• WHAT THIS TASK INVOLVES: Leave the pictures out. Return all other data exactly.

• INFORMATION SHOWN:
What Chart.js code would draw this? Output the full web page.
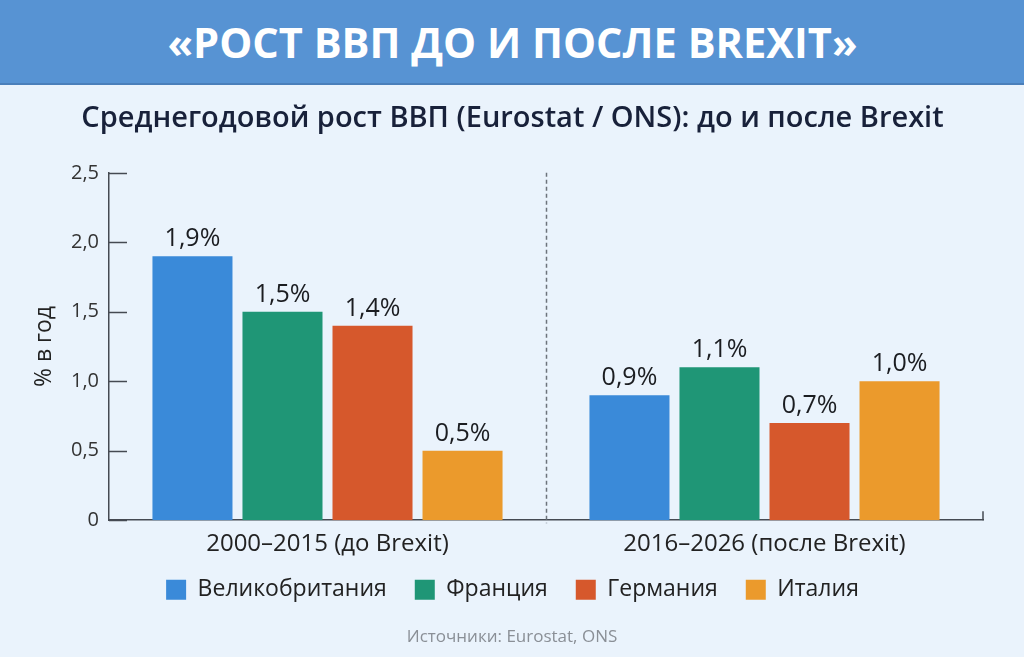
<!DOCTYPE html>
<html>
<head>
<meta charset="utf-8">
<script src="https://cdn.jsdelivr.net/npm/chart.js@4.4.1/dist/chart.umd.min.js"></script>
<style>
  html, body { margin: 0; padding: 0; }
  body { width: 1024px; height: 657px; background: #eaf3fc; position: relative; overflow: hidden; font-family: 'Open Sans', sans-serif; }
  #banner { position: absolute; left: 0; top: 0; width: 1024px; height: 83px; background: #5793d3; border-bottom: 2px solid #4a7fba; }
  #bannerText { position: absolute; left: 0; top: 0; width: 1024px; height: 83px; line-height: 83px; text-align: center; color: #fff; font-weight: 700; font-size: 42px; white-space: nowrap; }
  #bannerText span { display: inline-block; transform-origin: center; }
  #wrap { position: absolute; left: 0; top: 85px; width: 1024px; height: 572px; }
  #source { position: absolute; left: 0; width: 1024px; top: 626px; line-height: 20px; text-align: center; color: #8a8f96; font-size: 17px; }
</style>
</head>
<body>
<div id="banner"></div>
<div id="bannerText"><span id="bt">«РОСТ ВВП ДО И ПОСЛЕ BREXIT»</span></div>
<div id="wrap"><canvas id="myChart"></canvas></div>
<div id="source">Источники: Eurostat, ONS</div>
<script>
// data
let periods = ['2000–2015 (до Brexit)', '2016–2026 (после Brexit)'];
let countries = ['Великобритания', 'Франция', 'Германия', 'Италия'];
let ukValues = [1.9, 0.9];
let frValues = [1.5, 1.1];
let deValues = [1.4, 0.7];
let itValues = [0.5, 1.0];
let countryColors = ['#3a8ad9', '#1f9676', '#d6582c', '#eb9a2c'];
let yTicks = [0, 0.5, 1.0, 1.5, 2.0, 2.5];

// squeeze banner text to its width in the picture
let bt = document.getElementById('bt');
bt.style.transform = 'scaleX(' + (690 / bt.offsetWidth) + ')';

let fmt = v => v === 0 ? '0' : v.toFixed(1).replace('.', ',');

let extras = {
    id: 'extras',
    afterLayout(chart) {
        // pull the legend up closer to the axis labels
        let lg = chart.legend;
        let h = lg.height;
        lg.top = chart.chartArea.bottom + 30;
        lg.bottom = lg.top + h;
    },
    afterDatasetsDraw(chart) {
        let ctx = chart.ctx;
        let area = chart.chartArea;
        let y = chart.scales.y;
        let x = chart.scales.x;

        ctx.save();
        // inward ticks on y axis
        ctx.strokeStyle = '#454a52';
        ctx.lineWidth = 1.5;
        yTicks.forEach(v => {
            let py = Math.round(y.getPixelForValue(v)) + 0.5;
            ctx.beginPath();
            ctx.moveTo(area.left, py);
            ctx.lineTo(area.left + 18, py);
            ctx.stroke();
        });
        // small end tick on x axis
        ctx.beginPath();
        ctx.moveTo(area.right, area.bottom);
        ctx.lineTo(area.right, area.bottom - 9);
        ctx.stroke();

        // dashed separator between periods
        let sx = Math.round((x.getPixelForTick(0) + x.getPixelForTick(1)) / 2) + 0.5;
        ctx.strokeStyle = '#6d737b';
        ctx.setLineDash([4, 3]);
        ctx.beginPath();
        ctx.moveTo(sx, area.top);
        ctx.lineTo(sx, area.bottom + 3);
        ctx.stroke();
        ctx.setLineDash([]);

        // value labels
        ctx.fillStyle = '#1b1d21';
        ctx.font = '500 25px "Open Sans"';
        ctx.textAlign = 'center';
        ctx.textBaseline = 'alphabetic';
        chart.data.datasets.forEach((ds, i) => {
            chart.getDatasetMeta(i).data.forEach((bar, j) => {
                ctx.fillText(ds.data[j].toFixed(1).replace('.', ',') + '%', bar.x, bar.y - 10);
            });
        });
        ctx.restore();
    }
};

let ctx = document.getElementById('myChart').getContext('2d');
let myChart = new Chart(ctx, {
    type: 'bar',
    data: {
        labels: periods,
        datasets: [
            { label: countries[0], data: ukValues, backgroundColor: countryColors[0] },
            { label: countries[1], data: frValues, backgroundColor: countryColors[1] },
            { label: countries[2], data: deValues, backgroundColor: countryColors[2] },
            { label: countries[3], data: itValues, backgroundColor: countryColors[3] }
        ]
    },
    options: {
        responsive: true,
        maintainAspectRatio: false,
        animation: false,
        layout: { padding: { left: 42, right: 41, top: 0, bottom: 27 } },
        datasets: { bar: { categoryPercentage: 0.824, barPercentage: 0.889 } },
        scales: {
            x: {
                grid: { display: false, drawTicks: false },
                border: { color: '#454a52', width: 1.5 },
                ticks: { color: '#222', font: { family: 'Open Sans', size: 24 }, padding: 10 }
            },
            y: {
                min: 0,
                max: 2.5,
                afterFit: scale => { scale.width = 67; },
                afterBuildTicks: scale => { scale.ticks = yTicks.map(v => ({ value: v })); },
                grid: { display: false, drawTicks: false },
                border: { color: '#454a52', width: 1.5 },
                ticks: { color: '#333', font: { family: 'Open Sans', size: 20 }, padding: 10, callback: v => fmt(v) },
                title: { display: true, text: '% в год', color: '#222', font: { family: 'Open Sans', size: 23 }, padding: { top: -11 } }
            }
        },
        plugins: {
            title: {
                display: true,
                text: 'Среднегодовой рост ВВП (Eurostat / ONS): до и после Brexit',
                color: '#18213a',
                font: { family: 'Open Sans', size: 29, weight: 600 },
                padding: { top: 16, bottom: 37 }
            },
            legend: {
                position: 'bottom',
                labels: {
                    boxWidth: 20,
                    boxHeight: 20,
                    padding: 28,
                    color: '#222',
                    font: { family: 'Open Sans', size: 23 }
                }
            },
            tooltip: { enabled: false }
        }
    },
    plugins: [extras]
});
</script>
</body>
</html>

• RESULT:
What Chart.js code would draw this? Output the full web page.
<!DOCTYPE html>
<html>
<head>
<meta charset="utf-8">
<script src="https://cdn.jsdelivr.net/npm/chart.js@4.4.1/dist/chart.umd.min.js"></script>
<style>
  html, body { margin: 0; padding: 0; }
  body { width: 1024px; height: 657px; background: #eaf3fc; position: relative; overflow: hidden; font-family: 'Open Sans', sans-serif; }
  #banner { position: absolute; left: 0; top: 0; width: 1024px; height: 83px; background: #5793d3; border-bottom: 2px solid #4a7fba; }
  #bannerText { position: absolute; left: 0; top: 0; width: 1024px; height: 83px; line-height: 83px; text-align: center; color: #fff; font-weight: 700; font-size: 42px; white-space: nowrap; }
  #bannerText span { display: inline-block; transform-origin: center; }
  #wrap { position: absolute; left: 0; top: 85px; width: 1024px; height: 572px; }
  #source { position: absolute; left: 0; width: 1024px; top: 626px; line-height: 20px; text-align: center; color: #8a8f96; font-size: 17px; }
</style>
</head>
<body>
<div id="banner"></div>
<div id="bannerText"><span id="bt">«РОСТ ВВП ДО И ПОСЛЕ BREXIT»</span></div>
<div id="wrap"><canvas id="myChart"></canvas></div>
<div id="source">Источники: Eurostat, ONS</div>
<script>
// data
let periods = ['2000–2015 (до Brexit)', '2016–2026 (после Brexit)'];
let countries = ['Великобритания', 'Франция', 'Германия', 'Италия'];
let ukValues = [1.9, 0.9];
let frValues = [1.5, 1.1];
let deValues = [1.4, 0.7];
let itValues = [0.5, 1.0];
let countryColors = ['#3a8ad9', '#1f9676', '#d6582c', '#eb9a2c'];
let yTicks = [0, 0.5, 1.0, 1.5, 2.0, 2.5];

// squeeze banner text to its width in the picture
let bt = document.getElementById('bt');
bt.style.transform = 'scaleX(' + (690 / bt.offsetWidth) + ')';

let fmt = v => v === 0 ? '0' : v.toFixed(1).replace('.', ',');

let extras = {
    id: 'extras',
    afterLayout(chart) {
        // pull the legend up closer to the axis labels
        let lg = chart.legend;
        let h = lg.height;
        lg.top = chart.chartArea.bottom + 30;
        lg.bottom = lg.top + h;
    },
    afterDatasetsDraw(chart) {
        let ctx = chart.ctx;
        let area = chart.chartArea;
        let y = chart.scales.y;
        let x = chart.scales.x;

        ctx.save();
        // inward ticks on y axis
        ctx.strokeStyle = '#454a52';
        ctx.lineWidth = 1.5;
        yTicks.forEach(v => {
            let py = Math.round(y.getPixelForValue(v)) + 0.5;
            ctx.beginPath();
            ctx.moveTo(area.left, py);
            ctx.lineTo(area.left + 18, py);
            ctx.stroke();
        });
        // small end tick on x axis
        ctx.beginPath();
        ctx.moveTo(area.right, area.bottom);
        ctx.lineTo(area.right, area.bottom - 9);
        ctx.stroke();

        // dashed separator between periods
        let sx = Math.round((x.getPixelForTick(0) + x.getPixelForTick(1)) / 2) + 0.5;
        ctx.strokeStyle = '#6d737b';
        ctx.setLineDash([4, 3]);
        ctx.beginPath();
        ctx.moveTo(sx, area.top);
        ctx.lineTo(sx, area.bottom + 3);
        ctx.stroke();
        ctx.setLineDash([]);

        // value labels
        ctx.fillStyle = '#1b1d21';
        ctx.font = '500 25px "Open Sans"';
        ctx.textAlign = 'center';
        ctx.textBaseline = 'alphabetic';
        chart.data.datasets.forEach((ds, i) => {
            chart.getDatasetMeta(i).data.forEach((bar, j) => {
                ctx.fillText(ds.data[j].toFixed(1).replace('.', ',') + '%', bar.x, bar.y - 10);
            });
        });
        ctx.restore();
    }
};

let ctx = document.getElementById('myChart').getContext('2d');
let myChart = new Chart(ctx, {
    type: 'bar',
    data: {
        labels: periods,
        datasets: [
            { label: countries[0], data: ukValues, backgroundColor: countryColors[0] },
            { label: countries[1], data: frValues, backgroundColor: countryColors[1] },
            { label: countries[2], data: deValues, backgroundColor: countryColors[2] },
            { label: countries[3], data: itValues, backgroundColor: countryColors[3] }
        ]
    },
    options: {
        responsive: true,
        maintainAspectRatio: false,
        animation: false,
        layout: { padding: { left: 42, right: 41, top: 0, bottom: 27 } },
        datasets: { bar: { categoryPercentage: 0.824, barPercentage: 0.889 } },
        scales: {
            x: {
                grid: { display: false, drawTicks: false },
                border: { color: '#454a52', width: 1.5 },
                ticks: { color: '#222', font: { family: 'Open Sans', size: 24 }, padding: 10 }
            },
            y: {
                min: 0,
                max: 2.5,
                afterFit: scale => { scale.width = 67; },
                afterBuildTicks: scale => { scale.ticks = yTicks.map(v => ({ value: v })); },
                grid: { display: false, drawTicks: false },
                border: { color: '#454a52', width: 1.5 },
                ticks: { color: '#333', font: { family: 'Open Sans', size: 20 }, padding: 10, callback: v => fmt(v) },
                title: { display: true, text: '% в год', color: '#222', font: { family: 'Open Sans', size: 23 }, padding: { top: -11 } }
            }
        },
        plugins: {
            title: {
                display: true,
                text: 'Среднегодовой рост ВВП (Eurostat / ONS): до и после Brexit',
                color: '#18213a',
                font: { family: 'Open Sans', size: 29, weight: 600 },
                padding: { top: 16, bottom: 37 }
            },
            legend: {
                position: 'bottom',
                labels: {
                    boxWidth: 20,
                    boxHeight: 20,
                    padding: 28,
                    color: '#222',
                    font: { family: 'Open Sans', size: 23 }
                }
            },
            tooltip: { enabled: false }
        }
    },
    plugins: [extras]
});
</script>
</body>
</html>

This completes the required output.